== Data extract ==

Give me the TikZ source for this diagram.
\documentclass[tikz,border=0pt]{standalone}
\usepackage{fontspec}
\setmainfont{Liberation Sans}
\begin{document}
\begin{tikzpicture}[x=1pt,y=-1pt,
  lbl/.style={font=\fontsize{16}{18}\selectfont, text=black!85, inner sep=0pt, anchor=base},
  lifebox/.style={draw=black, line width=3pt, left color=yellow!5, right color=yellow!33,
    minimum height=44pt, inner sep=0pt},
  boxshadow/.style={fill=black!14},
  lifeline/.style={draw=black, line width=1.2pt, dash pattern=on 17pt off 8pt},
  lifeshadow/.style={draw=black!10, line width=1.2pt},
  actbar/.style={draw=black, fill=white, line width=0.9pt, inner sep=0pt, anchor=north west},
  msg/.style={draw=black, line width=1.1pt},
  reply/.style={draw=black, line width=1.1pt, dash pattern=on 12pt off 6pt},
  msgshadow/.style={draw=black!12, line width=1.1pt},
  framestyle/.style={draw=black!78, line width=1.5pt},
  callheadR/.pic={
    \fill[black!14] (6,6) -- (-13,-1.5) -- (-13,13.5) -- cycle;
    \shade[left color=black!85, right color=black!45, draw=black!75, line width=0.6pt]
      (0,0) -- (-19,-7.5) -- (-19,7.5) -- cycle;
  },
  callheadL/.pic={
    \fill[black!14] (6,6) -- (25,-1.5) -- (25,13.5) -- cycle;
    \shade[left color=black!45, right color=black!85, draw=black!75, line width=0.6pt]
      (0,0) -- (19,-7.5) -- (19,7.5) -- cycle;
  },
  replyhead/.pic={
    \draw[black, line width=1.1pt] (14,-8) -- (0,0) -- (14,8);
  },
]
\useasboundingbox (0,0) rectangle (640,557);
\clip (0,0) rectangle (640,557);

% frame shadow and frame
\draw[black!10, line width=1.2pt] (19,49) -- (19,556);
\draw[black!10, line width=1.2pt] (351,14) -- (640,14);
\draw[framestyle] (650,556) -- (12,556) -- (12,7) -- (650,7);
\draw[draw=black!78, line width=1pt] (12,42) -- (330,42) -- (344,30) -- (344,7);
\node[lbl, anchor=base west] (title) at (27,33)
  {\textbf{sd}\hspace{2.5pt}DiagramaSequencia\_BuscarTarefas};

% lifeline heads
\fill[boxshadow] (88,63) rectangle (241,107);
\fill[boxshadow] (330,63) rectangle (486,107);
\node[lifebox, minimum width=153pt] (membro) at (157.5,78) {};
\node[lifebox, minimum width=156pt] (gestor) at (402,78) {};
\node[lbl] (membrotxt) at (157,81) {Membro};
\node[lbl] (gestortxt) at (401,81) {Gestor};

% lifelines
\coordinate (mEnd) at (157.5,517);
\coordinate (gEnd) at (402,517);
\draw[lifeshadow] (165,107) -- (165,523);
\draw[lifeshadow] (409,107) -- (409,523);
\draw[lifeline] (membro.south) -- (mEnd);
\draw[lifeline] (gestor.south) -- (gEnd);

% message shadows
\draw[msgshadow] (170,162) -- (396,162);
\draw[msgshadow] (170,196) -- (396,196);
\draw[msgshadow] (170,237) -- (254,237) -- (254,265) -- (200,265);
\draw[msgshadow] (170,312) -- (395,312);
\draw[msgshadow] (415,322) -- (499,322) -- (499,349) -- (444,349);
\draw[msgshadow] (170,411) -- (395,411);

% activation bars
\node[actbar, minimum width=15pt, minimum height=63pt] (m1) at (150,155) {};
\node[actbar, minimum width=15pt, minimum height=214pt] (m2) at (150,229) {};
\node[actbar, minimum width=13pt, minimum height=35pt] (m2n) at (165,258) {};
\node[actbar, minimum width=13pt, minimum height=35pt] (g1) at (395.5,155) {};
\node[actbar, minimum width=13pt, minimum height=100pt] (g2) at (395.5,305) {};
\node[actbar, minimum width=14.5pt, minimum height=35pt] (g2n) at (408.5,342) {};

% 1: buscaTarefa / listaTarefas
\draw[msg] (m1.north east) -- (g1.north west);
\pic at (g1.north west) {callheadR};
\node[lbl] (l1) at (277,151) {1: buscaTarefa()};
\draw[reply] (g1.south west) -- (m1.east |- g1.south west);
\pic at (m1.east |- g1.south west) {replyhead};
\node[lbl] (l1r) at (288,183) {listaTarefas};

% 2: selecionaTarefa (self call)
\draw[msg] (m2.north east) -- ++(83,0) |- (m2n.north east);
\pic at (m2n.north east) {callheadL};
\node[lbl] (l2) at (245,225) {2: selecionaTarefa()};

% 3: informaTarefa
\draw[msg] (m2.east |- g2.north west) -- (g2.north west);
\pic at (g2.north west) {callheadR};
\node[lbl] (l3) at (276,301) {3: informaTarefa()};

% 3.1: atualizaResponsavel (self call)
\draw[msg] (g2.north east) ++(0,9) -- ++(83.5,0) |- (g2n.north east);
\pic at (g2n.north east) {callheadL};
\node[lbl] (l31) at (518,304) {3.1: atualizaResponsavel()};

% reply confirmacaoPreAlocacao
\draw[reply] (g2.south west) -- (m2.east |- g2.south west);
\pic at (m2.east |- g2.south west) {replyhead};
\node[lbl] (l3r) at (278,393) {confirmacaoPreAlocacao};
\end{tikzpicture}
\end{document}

...

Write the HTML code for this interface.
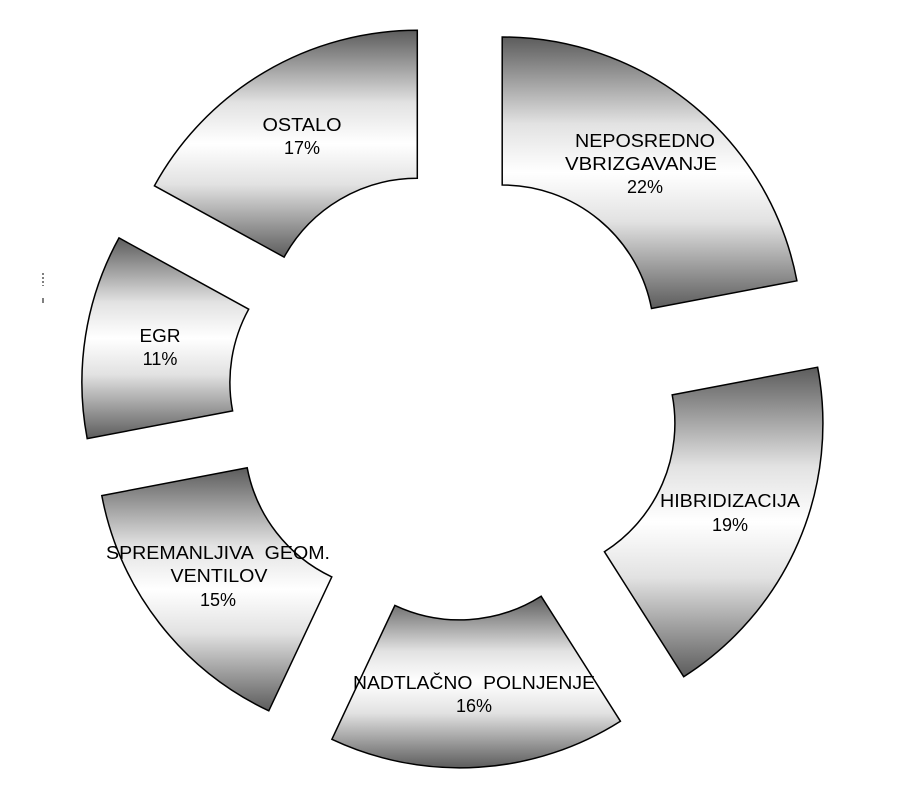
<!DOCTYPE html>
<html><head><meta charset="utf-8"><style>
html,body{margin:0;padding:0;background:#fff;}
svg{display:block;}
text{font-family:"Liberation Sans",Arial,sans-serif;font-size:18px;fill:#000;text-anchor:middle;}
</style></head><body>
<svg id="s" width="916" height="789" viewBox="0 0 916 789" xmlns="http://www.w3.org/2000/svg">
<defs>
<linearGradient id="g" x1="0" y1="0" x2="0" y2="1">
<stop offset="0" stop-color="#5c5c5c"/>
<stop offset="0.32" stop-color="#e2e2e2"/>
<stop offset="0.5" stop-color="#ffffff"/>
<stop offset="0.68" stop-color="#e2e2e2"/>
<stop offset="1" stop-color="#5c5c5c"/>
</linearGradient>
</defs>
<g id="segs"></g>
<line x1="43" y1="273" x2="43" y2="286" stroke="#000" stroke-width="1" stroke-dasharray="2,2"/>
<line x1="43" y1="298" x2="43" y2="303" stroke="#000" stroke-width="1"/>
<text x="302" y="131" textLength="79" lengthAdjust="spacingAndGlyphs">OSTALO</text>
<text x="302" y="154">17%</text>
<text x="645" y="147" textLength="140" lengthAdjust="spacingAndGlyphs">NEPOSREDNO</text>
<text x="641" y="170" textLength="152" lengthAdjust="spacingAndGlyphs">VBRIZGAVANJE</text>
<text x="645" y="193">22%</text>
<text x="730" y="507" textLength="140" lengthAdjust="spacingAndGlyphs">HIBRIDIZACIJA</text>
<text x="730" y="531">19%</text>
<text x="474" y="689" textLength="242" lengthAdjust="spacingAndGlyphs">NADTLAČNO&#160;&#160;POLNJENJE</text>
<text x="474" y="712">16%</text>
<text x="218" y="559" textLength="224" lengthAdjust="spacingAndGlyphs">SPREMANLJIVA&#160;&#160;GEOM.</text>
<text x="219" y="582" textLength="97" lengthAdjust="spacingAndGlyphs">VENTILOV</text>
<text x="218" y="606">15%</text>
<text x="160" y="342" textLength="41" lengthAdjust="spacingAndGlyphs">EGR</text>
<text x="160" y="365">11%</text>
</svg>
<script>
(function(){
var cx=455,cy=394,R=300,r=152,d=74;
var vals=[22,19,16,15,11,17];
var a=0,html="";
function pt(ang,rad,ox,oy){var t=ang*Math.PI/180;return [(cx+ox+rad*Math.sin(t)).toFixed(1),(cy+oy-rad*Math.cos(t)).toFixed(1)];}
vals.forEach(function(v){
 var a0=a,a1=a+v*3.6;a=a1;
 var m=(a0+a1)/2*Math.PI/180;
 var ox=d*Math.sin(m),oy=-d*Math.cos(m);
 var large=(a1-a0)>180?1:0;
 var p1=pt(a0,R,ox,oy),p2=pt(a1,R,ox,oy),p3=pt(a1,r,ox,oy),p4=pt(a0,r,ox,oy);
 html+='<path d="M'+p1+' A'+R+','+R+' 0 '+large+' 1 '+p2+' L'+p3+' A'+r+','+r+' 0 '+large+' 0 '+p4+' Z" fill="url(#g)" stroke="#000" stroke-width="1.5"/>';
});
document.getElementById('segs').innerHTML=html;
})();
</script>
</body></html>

== Problem description ==
Exactly the lines from the one holding "Give me the TikZ source for this diagram." through the one holding "(gestortxt) at (401,81)" should be printed, ends included.

== Response for this exercise ==
Give me the TikZ source for this diagram.
\documentclass[tikz,border=0pt]{standalone}
\usepackage{fontspec}
\setmainfont{Liberation Sans}
\begin{document}
\begin{tikzpicture}[x=1pt,y=-1pt,
  lbl/.style={font=\fontsize{16}{18}\selectfont, text=black!85, inner sep=0pt, anchor=base},
  lifebox/.style={draw=black, line width=3pt, left color=yellow!5, right color=yellow!33,
    minimum height=44pt, inner sep=0pt},
  boxshadow/.style={fill=black!14},
  lifeline/.style={draw=black, line width=1.2pt, dash pattern=on 17pt off 8pt},
  lifeshadow/.style={draw=black!10, line width=1.2pt},
  actbar/.style={draw=black, fill=white, line width=0.9pt, inner sep=0pt, anchor=north west},
  msg/.style={draw=black, line width=1.1pt},
  reply/.style={draw=black, line width=1.1pt, dash pattern=on 12pt off 6pt},
  msgshadow/.style={draw=black!12, line width=1.1pt},
  framestyle/.style={draw=black!78, line width=1.5pt},
  callheadR/.pic={
    \fill[black!14] (6,6) -- (-13,-1.5) -- (-13,13.5) -- cycle;
    \shade[left color=black!85, right color=black!45, draw=black!75, line width=0.6pt]
      (0,0) -- (-19,-7.5) -- (-19,7.5) -- cycle;
  },
  callheadL/.pic={
    \fill[black!14] (6,6) -- (25,-1.5) -- (25,13.5) -- cycle;
    \shade[left color=black!45, right color=black!85, draw=black!75, line width=0.6pt]
      (0,0) -- (19,-7.5) -- (19,7.5) -- cycle;
  },
  replyhead/.pic={
    \draw[black, line width=1.1pt] (14,-8) -- (0,0) -- (14,8);
  },
]
\useasboundingbox (0,0) rectangle (640,557);
\clip (0,0) rectangle (640,557);

% frame shadow and frame
\draw[black!10, line width=1.2pt] (19,49) -- (19,556);
\draw[black!10, line width=1.2pt] (351,14) -- (640,14);
\draw[framestyle] (650,556) -- (12,556) -- (12,7) -- (650,7);
\draw[draw=black!78, line width=1pt] (12,42) -- (330,42) -- (344,30) -- (344,7);
\node[lbl, anchor=base west] (title) at (27,33)
  {\textbf{sd}\hspace{2.5pt}DiagramaSequencia\_BuscarTarefas};

% lifeline heads
\fill[boxshadow] (88,63) rectangle (241,107);
\fill[boxshadow] (330,63) rectangle (486,107);
\node[lifebox, minimum width=153pt] (membro) at (157.5,78) {};
\node[lifebox, minimum width=156pt] (gestor) at (402,78) {};
\node[lbl] (membrotxt) at (157,81) {Membro};
\node[lbl] (gestortxt) at (401,81) {Gestor};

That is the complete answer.